All parts of planning a wedding can be fun and exciting.  Our experienced consultants can help you with all aspects of the wedding so feel comfortable asking our advice.  We love to help brides plan all parts of their upcoming wedding, but centerpieces and party themes are among our favorites.

Selecting the flowers and interesting pieces that will decorate your celebration can be a daunting task but the results from carefully chosen centerpieces can be a dramatic way to pull together the theme of your wedding.  We have many, many suggestions.  The most obvious one is that centerpieces should relate to and emphasize that theme.

If your wedding is around a holiday, the theme and its expression is obvious.  Christmas, Valentine's Day, St. Patrick's Day, Independence Day all suggest the colors and elements.  Other themes require more thought but are just as fun to create.

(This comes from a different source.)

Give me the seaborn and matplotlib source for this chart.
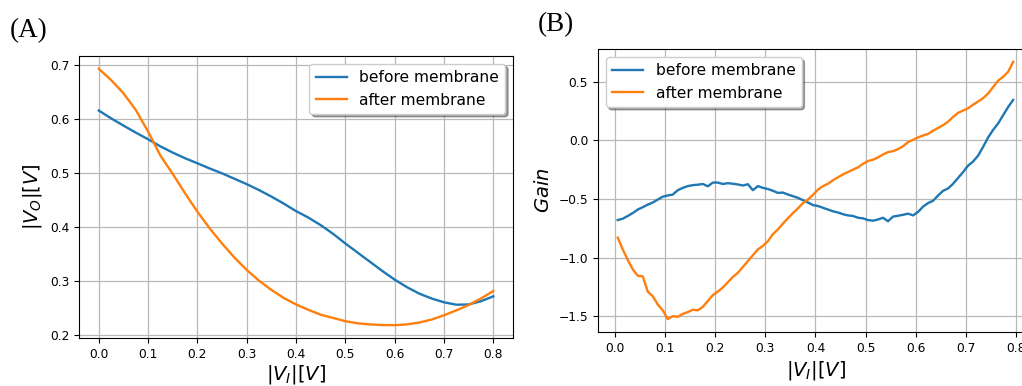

Is your wedding and reception near water?  If yes, use ship's lanterns or bowls with tropical fish swimming over shells and sand in the bottom.

Is your reception in the country at a farm house or barn?  Use checkered tablecloths and make a ceramic or straw rooster the center of each table.  Add miniature bales of hay and/or summer flowers and greens in milk bottles or canning jars.

Incorporate seasonal fruits in centerpieces.  Big bunches of strawberries in the summer, gingham tied baskets of apples in the early fall, pumpkins and gourds with fall leaves would also work.

Celebrate your heritage with national colors, flags, patterns and fabrics.Oriental poppies, tartan plaid table linens, silver trays piled high with Mexican wedding cakes all make a statement.

Create a circus atmosphere with balloons, candied apples, popcorn and candy floss.

If both the bride and groom are teachers, the school house theme is perfect with paper chains, chalk boards, posters, report cards and lots of numbers and letters.

Monday, July 6, 2015

WEDDING NOTES™ - The Little Party AFTER Big Party

Weddings are a big deal!  They are important milestones and deserve to be celebrated in the best style you can manage (or afford).  The ceremony is the most important, followed by the reception for one's family and friends who have joined the couple to celebrate their union.  But a newer/smaller celebration has joined the mix - the AFTER PARTY which is held to continue the celebration with those closest to the new couple.  In other words, it is known as "let the good times roll".

Because so much time and effort and planning has gone into the wedding event, more and more couples are electing to plan and hold smaller and more intimate parties after their guests have headed home.  Usually included in these events are both sets of parents (if they are still in party mode), members of the wedding party and a few close friends of the couple.  Keeping the party going - albeit at a slower pace - works for many couples today.  If that appeals to you, here are some ideas for your party after the big party.

* Be sure to let family and those close friends you plan to invite about your after party so they can plan accordingly.  You could include a special card in the formal invitation which informs a select few of your plans or you can send a separate invitation to the party.  However, a word of warning.  Be sure to let the after party invitees know that this is "exclusive" so they don't spread the word.

* If your reception is in a hotel and you are staying there, the natural gathering spot is your suite of rooms or a smaller party room in the facility.  Make those arrangements when you are booking the reception, and order the snacks and beverages you plan to serve.

*Maybe there is a small, intimate jazz club or a 24 hour breakfast spot that may be favorites.  Make arrangements in advance with the manager and specify a likely time of arrival so that your party will be welcomed and there will be room for them.  

*Arrange for special foods and refreshments that are different from what was served at the reception.

*This is a perfect time to relive the ceremony and reception by looking at photos that everyone has on their iPhones.  Believe it or not, but there are lots of things happening at a reception that the bride and groom will have missed.  Their presence is pretty well orchestrated throughout the ceremony and reception/dinner/dance.  Now is their time to share in all the fun little things that happened of which they were unaware.